▶ EXERCISE INPUT:

* Start *

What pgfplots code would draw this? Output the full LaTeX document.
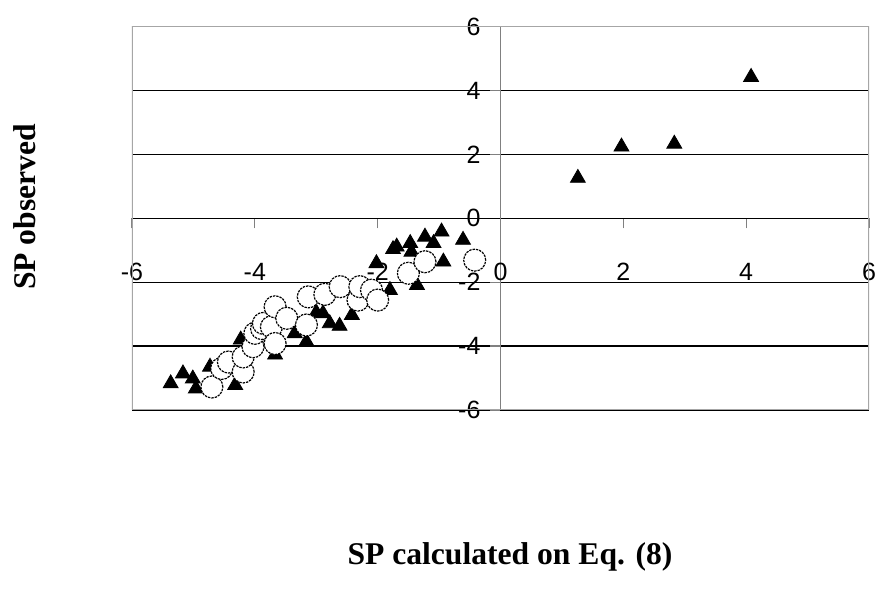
\documentclass[border=0pt]{standalone}
\usepackage{fontspec}
\setmainfont{Liberation Sans}
\newfontfamily\timesfont{Liberation Serif}
\usepackage{pgfplots}
\pgfplotsset{compat=1.18}
\definecolor{framegray}{HTML}{A6A6A6}
\definecolor{axisgray}{HTML}{808080}

\begin{document}
\begin{tikzpicture}
\begin{axis}[
    at={(0,0)}, anchor=south west,
    scale only axis, width=368.5pt, height=191.7pt,
    xmin=-6, xmax=6, ymin=-6, ymax=6,
    axis lines=middle, axis line style={-},
    x axis line style={black, line width=0.6pt},
    y axis line style={axisgray, line width=0.6pt},
    xtick={-6,-4,...,6}, ytick={-6,-4,...,6},
    hide obscured x ticks=false, hide obscured y ticks=false,
    tick align=outside, major tick length=5pt,
    tick style={axisgray, line width=0.6pt},
    ymajorgrids, major grid style={black, line width=0.6pt},
    /pgf/number format/assume math mode=true,
    xticklabel style={font=\fontsize{12.5}{14}\selectfont, anchor=north, yshift=-14pt},
    yticklabel style={font=\fontsize{12.5}{14}\selectfont, anchor=east, xshift=-1.5pt},
    xlabel={SP calculated on Eq. (8)},
    ylabel={SP observed},
    every axis x label/.style={at={(rel axis cs:0.5,0)}, anchor=center,
        yshift=-73.5pt, xshift=4.75pt, font=\timesfont\bfseries\fontsize{15.8}{18}\selectfont},
    every axis y label/.style={at={(rel axis cs:0,0.5)}, anchor=center,
        xshift=-53.5pt, yshift=5.7pt, rotate=90, font=\timesfont\bfseries\fontsize{15.8}{18}\selectfont},
]
\draw[framegray, line width=0.6pt] (rel axis cs:0,0) rectangle (rel axis cs:1,1);

% triangles
\addplot[only marks, mark=triangle*, mark size=4.3pt,
    mark options={fill=black, draw=black}] coordinates {
    (-5.37,-5.17) (-5.17,-4.86) (-5.01,-5.02) (-4.96,-5.33) (-4.73,-4.65)
    (-4.32,-5.22) (-4.23,-3.80) (-3.67,-4.27) (-3.35,-3.60) (-3.16,-3.86)
    (-3.00,-2.95) (-2.89,-2.98) (-2.78,-3.29) (-2.62,-3.37) (-2.42,-3.03)
    (-2.02,-1.41) (-1.80,-2.25) (-1.75,-0.97) (-1.69,-0.89) (-1.47,-0.78)
    (-1.45,-1.05) (-1.36,-2.09) (-1.23,-0.58) (-1.09,-0.78) (-0.96,-0.42)
    (-0.93,-1.36) (-0.61,-0.68)
    (1.26,1.26) (1.97,2.24) (2.83,2.33) (4.08,4.42)
};

% circles
\addplot[only marks, mark=*, mark size=5.5pt,
    mark options={fill=white, draw=black, dash pattern=on 1.2pt off 0.5pt, line width=0.6pt}] coordinates {
    (-4.70,-5.28) (-4.54,-4.70) (-4.43,-4.50) (-4.19,-4.81) (-4.19,-4.34)
    (-4.03,-4.02) (-4.00,-3.60) (-3.89,-3.45) (-3.86,-3.29) (-3.73,-3.40)
    (-3.67,-3.92) (-3.67,-2.77) (-3.48,-3.13) (-3.16,-3.34) (-3.13,-2.46)
    (-2.86,-2.38) (-2.61,-2.14) (-2.32,-2.56) (-2.29,-2.14) (-2.10,-2.25)
    (-2.00,-2.56) (-1.50,-1.72) (-1.23,-1.36) (-0.42,-1.31)
};
\end{axis}
\pgfresetboundingbox
\path[use as bounding box] (-66pt,-93.5pt) rectangle (374pt,205pt);
\end{tikzpicture}
\end{document}
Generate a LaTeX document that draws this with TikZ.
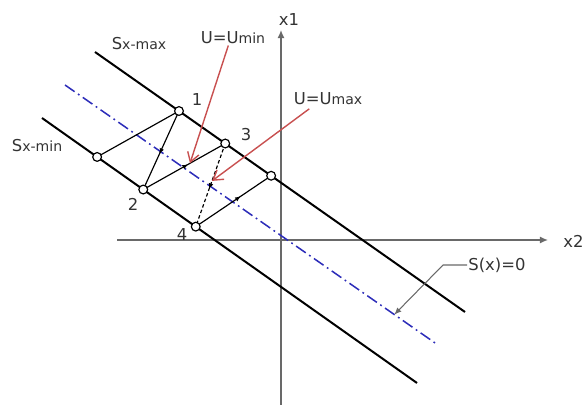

* End *

▶ WHAT IS ASKED: Repeat the preceding records precisely, and leave every picture out of the copy.

▶ ANSWER IN FULL:
What pgfplots code would draw this? Output the full LaTeX document.
\documentclass[border=0pt]{standalone}
\usepackage{fontspec}
\setmainfont{Liberation Sans}
\newfontfamily\timesfont{Liberation Serif}
\usepackage{pgfplots}
\pgfplotsset{compat=1.18}
\definecolor{framegray}{HTML}{A6A6A6}
\definecolor{axisgray}{HTML}{808080}

\begin{document}
\begin{tikzpicture}
\begin{axis}[
    at={(0,0)}, anchor=south west,
    scale only axis, width=368.5pt, height=191.7pt,
    xmin=-6, xmax=6, ymin=-6, ymax=6,
    axis lines=middle, axis line style={-},
    x axis line style={black, line width=0.6pt},
    y axis line style={axisgray, line width=0.6pt},
    xtick={-6,-4,...,6}, ytick={-6,-4,...,6},
    hide obscured x ticks=false, hide obscured y ticks=false,
    tick align=outside, major tick length=5pt,
    tick style={axisgray, line width=0.6pt},
    ymajorgrids, major grid style={black, line width=0.6pt},
    /pgf/number format/assume math mode=true,
    xticklabel style={font=\fontsize{12.5}{14}\selectfont, anchor=north, yshift=-14pt},
    yticklabel style={font=\fontsize{12.5}{14}\selectfont, anchor=east, xshift=-1.5pt},
    xlabel={SP calculated on Eq. (8)},
    ylabel={SP observed},
    every axis x label/.style={at={(rel axis cs:0.5,0)}, anchor=center,
        yshift=-73.5pt, xshift=4.75pt, font=\timesfont\bfseries\fontsize{15.8}{18}\selectfont},
    every axis y label/.style={at={(rel axis cs:0,0.5)}, anchor=center,
        xshift=-53.5pt, yshift=5.7pt, rotate=90, font=\timesfont\bfseries\fontsize{15.8}{18}\selectfont},
]
\draw[framegray, line width=0.6pt] (rel axis cs:0,0) rectangle (rel axis cs:1,1);

% triangles
\addplot[only marks, mark=triangle*, mark size=4.3pt,
    mark options={fill=black, draw=black}] coordinates {
    (-5.37,-5.17) (-5.17,-4.86) (-5.01,-5.02) (-4.96,-5.33) (-4.73,-4.65)
    (-4.32,-5.22) (-4.23,-3.80) (-3.67,-4.27) (-3.35,-3.60) (-3.16,-3.86)
    (-3.00,-2.95) (-2.89,-2.98) (-2.78,-3.29) (-2.62,-3.37) (-2.42,-3.03)
    (-2.02,-1.41) (-1.80,-2.25) (-1.75,-0.97) (-1.69,-0.89) (-1.47,-0.78)
    (-1.45,-1.05) (-1.36,-2.09) (-1.23,-0.58) (-1.09,-0.78) (-0.96,-0.42)
    (-0.93,-1.36) (-0.61,-0.68)
    (1.26,1.26) (1.97,2.24) (2.83,2.33) (4.08,4.42)
};

% circles
\addplot[only marks, mark=*, mark size=5.5pt,
    mark options={fill=white, draw=black, dash pattern=on 1.2pt off 0.5pt, line width=0.6pt}] coordinates {
    (-4.70,-5.28) (-4.54,-4.70) (-4.43,-4.50) (-4.19,-4.81) (-4.19,-4.34)
    (-4.03,-4.02) (-4.00,-3.60) (-3.89,-3.45) (-3.86,-3.29) (-3.73,-3.40)
    (-3.67,-3.92) (-3.67,-2.77) (-3.48,-3.13) (-3.16,-3.34) (-3.13,-2.46)
    (-2.86,-2.38) (-2.61,-2.14) (-2.32,-2.56) (-2.29,-2.14) (-2.10,-2.25)
    (-2.00,-2.56) (-1.50,-1.72) (-1.23,-1.36) (-0.42,-1.31)
};
\end{axis}
\pgfresetboundingbox
\path[use as bounding box] (-66pt,-93.5pt) rectangle (374pt,205pt);
\end{tikzpicture}
\end{document}
Generate a LaTeX document that draws this with TikZ.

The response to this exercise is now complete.